Thursday, July 5, 2018

“Private Governance” by Ed Stringham

This is a good primer for anyone unaware of how the market can establish laws and regulations outside of a government framework. Stringham uses the example and analogy of private clubs that are able to form their own personal codes without the recourse to a monopoly of force. He then deals with the problems of negative externalities that often arise with public goods and how to best avoid free-rider problems. Much of the book details the rise of financial institutions that arose despite the lack of formal government laws and, in fact, sometimes, with laws that actually forbade them. Stringham recounts the formation of the first joint-stock companies like the United East India Company in 1614 Amsterdam.
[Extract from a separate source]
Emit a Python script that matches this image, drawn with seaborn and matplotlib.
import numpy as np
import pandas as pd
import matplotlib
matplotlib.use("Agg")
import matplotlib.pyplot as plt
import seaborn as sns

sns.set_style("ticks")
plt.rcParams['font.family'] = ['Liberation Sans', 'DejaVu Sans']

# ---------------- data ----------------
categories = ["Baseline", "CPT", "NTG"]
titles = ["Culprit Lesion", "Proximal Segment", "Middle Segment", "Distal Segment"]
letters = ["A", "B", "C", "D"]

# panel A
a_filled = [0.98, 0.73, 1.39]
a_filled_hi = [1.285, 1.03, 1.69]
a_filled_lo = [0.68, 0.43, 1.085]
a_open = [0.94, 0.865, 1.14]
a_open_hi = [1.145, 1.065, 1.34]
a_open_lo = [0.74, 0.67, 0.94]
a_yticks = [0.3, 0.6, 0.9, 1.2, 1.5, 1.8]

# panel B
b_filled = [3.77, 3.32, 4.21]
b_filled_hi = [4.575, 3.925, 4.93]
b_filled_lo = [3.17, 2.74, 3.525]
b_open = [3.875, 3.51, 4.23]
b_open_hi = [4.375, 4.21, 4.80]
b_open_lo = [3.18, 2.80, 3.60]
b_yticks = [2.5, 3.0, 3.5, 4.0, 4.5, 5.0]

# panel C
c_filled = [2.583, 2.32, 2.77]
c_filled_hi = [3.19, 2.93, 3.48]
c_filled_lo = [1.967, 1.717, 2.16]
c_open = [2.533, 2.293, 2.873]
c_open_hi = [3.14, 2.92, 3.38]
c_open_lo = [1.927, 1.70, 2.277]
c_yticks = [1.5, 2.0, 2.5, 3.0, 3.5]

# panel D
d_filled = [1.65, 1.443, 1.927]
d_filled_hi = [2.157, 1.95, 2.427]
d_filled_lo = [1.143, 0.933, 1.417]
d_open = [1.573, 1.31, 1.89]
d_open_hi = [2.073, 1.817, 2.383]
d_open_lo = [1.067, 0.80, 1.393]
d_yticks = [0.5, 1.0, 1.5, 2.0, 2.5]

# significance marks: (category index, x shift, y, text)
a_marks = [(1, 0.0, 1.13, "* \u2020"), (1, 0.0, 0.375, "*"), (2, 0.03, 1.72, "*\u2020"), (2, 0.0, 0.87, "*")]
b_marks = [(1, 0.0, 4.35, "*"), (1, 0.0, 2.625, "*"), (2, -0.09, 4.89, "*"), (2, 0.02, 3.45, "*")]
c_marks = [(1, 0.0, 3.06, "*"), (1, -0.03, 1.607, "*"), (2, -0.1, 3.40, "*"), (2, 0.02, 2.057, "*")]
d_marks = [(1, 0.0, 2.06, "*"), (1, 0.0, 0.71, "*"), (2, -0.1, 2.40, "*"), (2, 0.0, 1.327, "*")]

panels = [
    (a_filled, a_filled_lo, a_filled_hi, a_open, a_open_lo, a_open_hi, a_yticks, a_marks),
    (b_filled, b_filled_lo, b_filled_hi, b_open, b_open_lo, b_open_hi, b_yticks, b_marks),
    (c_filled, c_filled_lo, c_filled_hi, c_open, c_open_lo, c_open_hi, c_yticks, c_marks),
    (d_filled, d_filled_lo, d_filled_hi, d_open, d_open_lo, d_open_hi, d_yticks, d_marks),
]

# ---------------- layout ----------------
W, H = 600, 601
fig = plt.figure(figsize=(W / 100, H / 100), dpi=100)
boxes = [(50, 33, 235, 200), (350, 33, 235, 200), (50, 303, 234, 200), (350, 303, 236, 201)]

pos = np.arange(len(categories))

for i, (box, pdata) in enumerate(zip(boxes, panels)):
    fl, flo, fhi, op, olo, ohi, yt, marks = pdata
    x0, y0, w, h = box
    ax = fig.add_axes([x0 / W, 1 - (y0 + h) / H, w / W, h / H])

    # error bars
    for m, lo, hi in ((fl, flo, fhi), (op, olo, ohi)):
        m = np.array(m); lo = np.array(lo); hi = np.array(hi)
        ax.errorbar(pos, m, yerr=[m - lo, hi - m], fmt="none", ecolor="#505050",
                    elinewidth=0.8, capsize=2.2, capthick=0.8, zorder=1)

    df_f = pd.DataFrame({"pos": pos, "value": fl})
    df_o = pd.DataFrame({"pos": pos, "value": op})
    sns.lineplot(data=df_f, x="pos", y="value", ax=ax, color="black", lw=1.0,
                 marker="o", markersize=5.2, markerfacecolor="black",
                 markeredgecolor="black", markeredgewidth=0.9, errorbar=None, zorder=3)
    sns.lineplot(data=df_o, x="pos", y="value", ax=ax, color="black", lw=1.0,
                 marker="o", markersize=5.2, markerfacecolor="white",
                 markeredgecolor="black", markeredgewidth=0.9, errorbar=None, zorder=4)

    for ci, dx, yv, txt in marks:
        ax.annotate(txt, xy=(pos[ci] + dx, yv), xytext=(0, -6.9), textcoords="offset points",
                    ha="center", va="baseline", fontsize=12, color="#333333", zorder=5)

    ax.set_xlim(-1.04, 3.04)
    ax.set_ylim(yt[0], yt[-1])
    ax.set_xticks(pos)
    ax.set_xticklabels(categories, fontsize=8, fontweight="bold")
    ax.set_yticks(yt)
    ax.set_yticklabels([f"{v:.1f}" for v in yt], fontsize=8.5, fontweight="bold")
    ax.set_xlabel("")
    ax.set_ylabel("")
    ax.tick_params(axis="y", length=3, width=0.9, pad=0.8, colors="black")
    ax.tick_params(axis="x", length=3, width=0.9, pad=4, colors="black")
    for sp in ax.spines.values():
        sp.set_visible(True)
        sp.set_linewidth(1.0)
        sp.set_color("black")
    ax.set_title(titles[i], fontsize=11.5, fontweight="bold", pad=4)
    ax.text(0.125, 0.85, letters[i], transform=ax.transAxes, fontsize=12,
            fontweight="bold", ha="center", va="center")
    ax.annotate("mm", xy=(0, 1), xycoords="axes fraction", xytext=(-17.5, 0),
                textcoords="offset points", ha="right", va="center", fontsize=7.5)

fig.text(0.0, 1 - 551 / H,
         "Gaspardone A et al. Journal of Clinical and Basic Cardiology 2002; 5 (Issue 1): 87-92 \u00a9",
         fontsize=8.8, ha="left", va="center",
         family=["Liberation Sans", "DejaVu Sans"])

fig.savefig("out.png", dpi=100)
The Dutch government tried to prevent trading in stock-paper and especially short selling and futures contracts, but these inventions flourished nonetheless. Despite having no recourse to formal law, traders still acted honestly and fulfilled their obligations, for the most part. In London, barred from the main trading facilities for goods, stock traders formed their own private coffee houses, which eventually transformed into the City’s stock exchange. More controversially, perhaps, Stringham then goes on to detail how even brick and mortar services such as fire and police provisions have been provided by private parties when the government was unwilling or unable to adequately perform the task. The Patrol Special Police in San Francisco is just one modern example of private firms setting up where there was a demand that was not being met by public services. This private force was tailored to the demands of their clients, so whereas they prevented burglary and assault in San Francisco’s Chinatown, they were little concerned with the consensual acts of opium smoking and gambling. Stringham posits that absent government enforcement there would still be private law that evolves spontaneously, organically, and evolutionarily where and when the need occurs. Law can exist without legislation, but legislation rarely is enforceable when its contradicts civil society’s notion of law.